5.6.15

An inspiring educator: Sylvia Guinan

Interview with Sylvia Guinan


Please welcome my special guest, Sylvia Guinan, in today's teacher interview. Sylvia is an online teacher, teacher-trainer, materials designer, and blogger. She has kindly agreed to share her thoughts and experiences with us today.



1) What inspires you as a teacher?

The freedom to create, experiment, and empower students to do the same on their own learning paths. This is much more practical than it sounds. The establishment would have us believe that creativity wastes classroom time, but the opposite is true. The truth is that lack of motivation wastes time. It's wastes years, in fact, lots of money, and even lives. I say use any course book and achieve its objectives even faster by transforming dead content into lively communication. The book can be a guide, blueprint or roadmap, but the map is not the territory.

2) How is technology  transforming the essence of what we do?

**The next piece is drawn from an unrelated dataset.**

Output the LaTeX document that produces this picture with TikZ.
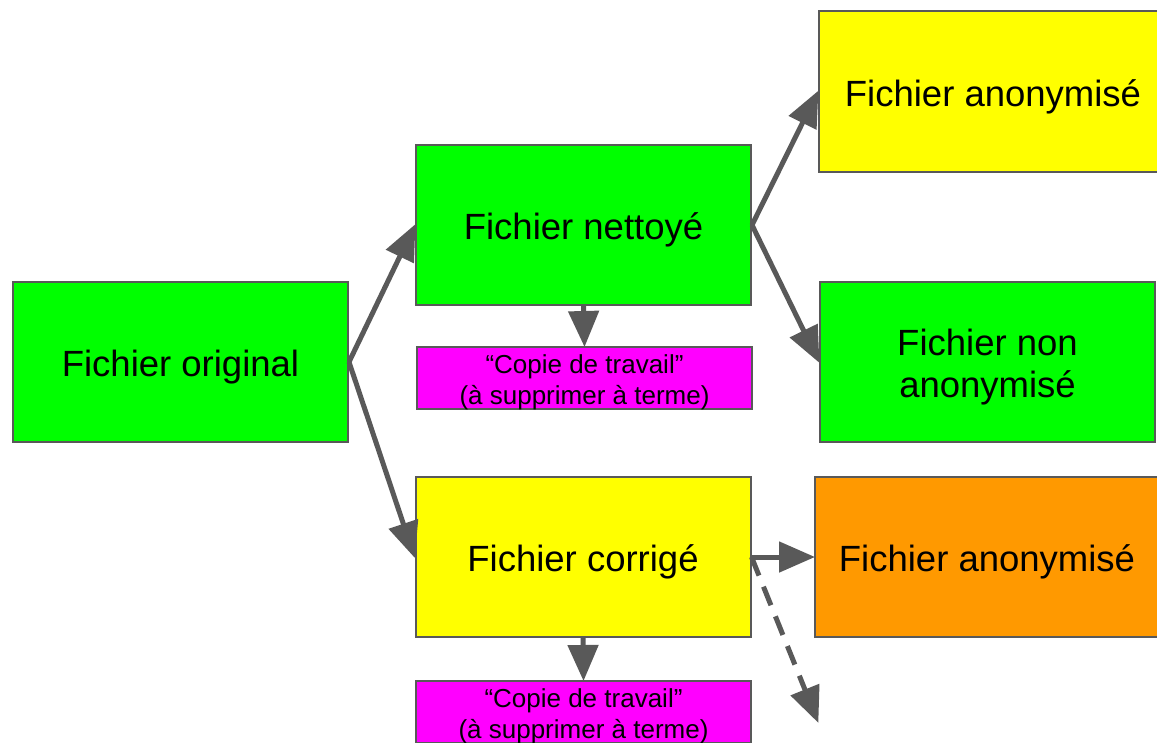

We could say that technology has given us more educational toys to play with. But that would be a shallow interpretation and barely cover the tip of the iceberg. Today's web 2.0/web3.0 technology has really ushered in social and cultural revolutions that we must lead with responsibility, intelligence and integrity. In practical terms, we are now more cognizant of how social and collaborative learning can transform education and how personalisation is much easier to implement than ever before.

3) How do you stay motivated as an online teacher?

I have discovered my own channels of influence. What I mean is that I like to read, blog, and engage the wider world of teachers out there who inspire me to grow as a teacher and a human being.

4) What's the biggest challenge you face as an online professional?

The thing about working online and embracing technology is that a whole new Pandora's box of possibility opens up. Time management and choosing what to focus on have been the greatest challenges I've had to face. When you find yourself loving every aspect of the business from writing, to creating multi-media projects, to leading teacher-training initiatives and social networking, there comes a point where you have to make very tough choices, and say no to things you want to do.

5) How does one make those choices?
We all need principles to guide us and we must be in touch with our teaching values. We must also have long-term plans. I find that the principle of simplicity and having  purpose as a professional helps to keep me focused and make streamlined decisions.

In the past I've had to choose between teaching students or training teachers, blogging for myself or blogging for others, accepting opportunities or turning them down. I've learnt how to prioritise the fundamental aspects of my work. I always carve out community time for myself. In fact I've never worked in isolation. I'm always actively involved in teacher networks, movements and organisations. I do this because I want my work to be meaningful in the larger scheme of things. I feel called and compelled to share skills and ideas, so that others can do the same.




Sometimes when I'm highly inspired I will move mountains to do what I ''think'' is impossible. The recent conferences I attended in Dublin (Click to watch Sylvia's talk in Dublin) and Athens were "impossibilities" for me at the time, but in the end they turned out to be win-win solutions, both for myself and for my children.
There really is magic beyond the comfort zone.

Sylvia's interview at the latest TESOL Greece convention

6) Apart from teaching, do you think that your work is making a difference to others in others in less direct ways?

I think that my work has shown how women all over the world can be empowered to work from home even if they are full-time mothers.
A very popular topic in the blogosphere, on social networks, and in the ranks and files of teacher organisations all over the world has been that of the gender gap and ''where are the women in ELT"?

Actually, I describe this in personal detail in my TESOL Athens Convention review, which, I believe, will be published in the newsletter today.

I began sharpening my axe for the online world when my twins were still babies. I'll never forget how much I learnt from the blogs and insights of other teachers around the world in those early years. I think that my gratitude for that has become an integral part of how I operate to this day.

7) What's your final word of advice to teachers everywhere who wish to keep their inspiration alive or even motivate themselves to keep going?

The reality of giving, sharing and connecting with others creates powerful states of being that can't be weathered by the ups-and-downs of life. Sometimes, when the worst things happen, it can be your work that keeps you going. This is only true if you allow your work to be creative and meaningful, of course. No matter how restricting your personal work situation may be, make sure to find an outlet, any outlet, no matter how small, for creativity and connecting with others.